Why read Alternative History?

First: how can Alternative History be defined?

The Collins English Dictionary defines alternative history as “a genre of fiction in which the author speculates on how the course of history might have been altered if a particular historical event had had a different outcome.”

From Wikipeida:

These stories usually contain “what if” scenarios at crucial points in history and present outcomes other than those in the historical record. The stories are conjectural, but are sometimes based on fact. Alternate history has been seen as a subgenre of literary fiction, science fiction, or historical fiction; alternate history works may use tropes from any or all of these genres. 

My first exposure to Alt History was “Guns Of The South” by Harry Turtledove. From Wikipedia:

In January 1864, the Confederacy is on the verge of losing the war against the United States. Men with strange accents and oddly mottled clothing approach Robert E. Lee at the headquarters of the Army of Northern Virginia, demonstrating a rifle far superior to all other firearms of the time. The men call their organization “America Will Break” (or “AWB”). They offer to supply the Confederate army with these rifles, which they refer to as AK-47s. The weapons operate on chemical and engineering principles unknown to Confederate military engineers. The AWB establish a base in the little town of Rivington, North Carolina, making it into a combined fortress and arsenal. 

The books continues with an adverture/military thriller plot.

The second exposure was Eric Flint’s “1632”. Wikipedia:

The fictional town of Grantville, West Virginia (modeled on the real West Virginia town of Mannington) and its power plant are displaced in space-time, through a side effect of a mysterious alien civilization.[2]

A hemispherical section of land about three miles in radius measured from the town center is transported back in time and space from April 2000 to May 1631, from North America to the central Holy Roman Empire. The town is thrust into the middle of the Thirty Years’ War, in the German province of Thuringia in the Thuringer Wald, near the fictional German free city of Badenburg. This Assiti Shards effect occurs during a wedding reception, accounting for the presence of several people not native to the town, including a doctor and his daughter, a paramedic. Real Thuringian municipalities located close to Grantville are posited as Weimar, Jena, Saalfeld and the more remote Erfurt, Arnstadt, and Eisenach well to the south of Halle and Leipzig.
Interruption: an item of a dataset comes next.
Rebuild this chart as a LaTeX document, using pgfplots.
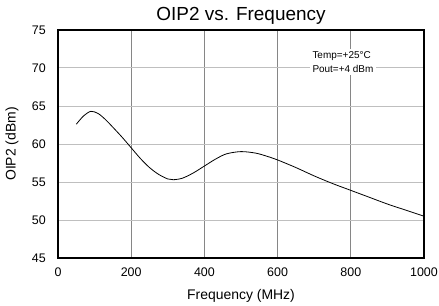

Grantville, led by Mike Stearns, president of the local chapter of the United Mine Workers of America (UMWA), must cope with the town’s space-time dislocation, the surrounding raging war, language barriers, and numerous social and political issues, including class conflict, witchcraft, feminism, the reformation and the counter-reformation, among many other factors. One complication is a compounding of the food shortage when the town is flooded by refugees from the war. The 1631 locals experience a culture shock when exposed to the mores of contemporary American society, including modern dress, sexual egalitarianism, and boisterous American-style politics.

Dr. Flint is a historian, so he was able to both make the middle ages interesting as well as historically accurate. (Well, except for the part where part of West Virginia plops into the Thirty Years’ War).

Warning: reading Alternative History can get one interested in real history.

So back to the question: Why read Alternative History?

My answers:

  1. Entertaining as well as informative.
  2. Makes “history” alive as opposed to just memorized (and boring) names and dates.
  3. Expands one’s knowledgable of different cultures and customs.
  4. Enables one to realize that a lot of people worked, suffered, and died to get our world to where it is now.

Okay, I can’t leave you without mentioning another Alternative History series. Jasper Fforde’s “Thursday Next” series.

  • Thursday Next is the female protagonist.
  • Setting: alternative England. Roughly now.
  • First book: “The Eyre Affair” in which Jane Eyre is kidnapped out of her book.

Okay, there’s less “alternative” than fun in this series. But it got me into writing…as I figure the author must have really had a lot of fun writing this series.

Not to worry: I’m not gonna kidnap anyone out of their book.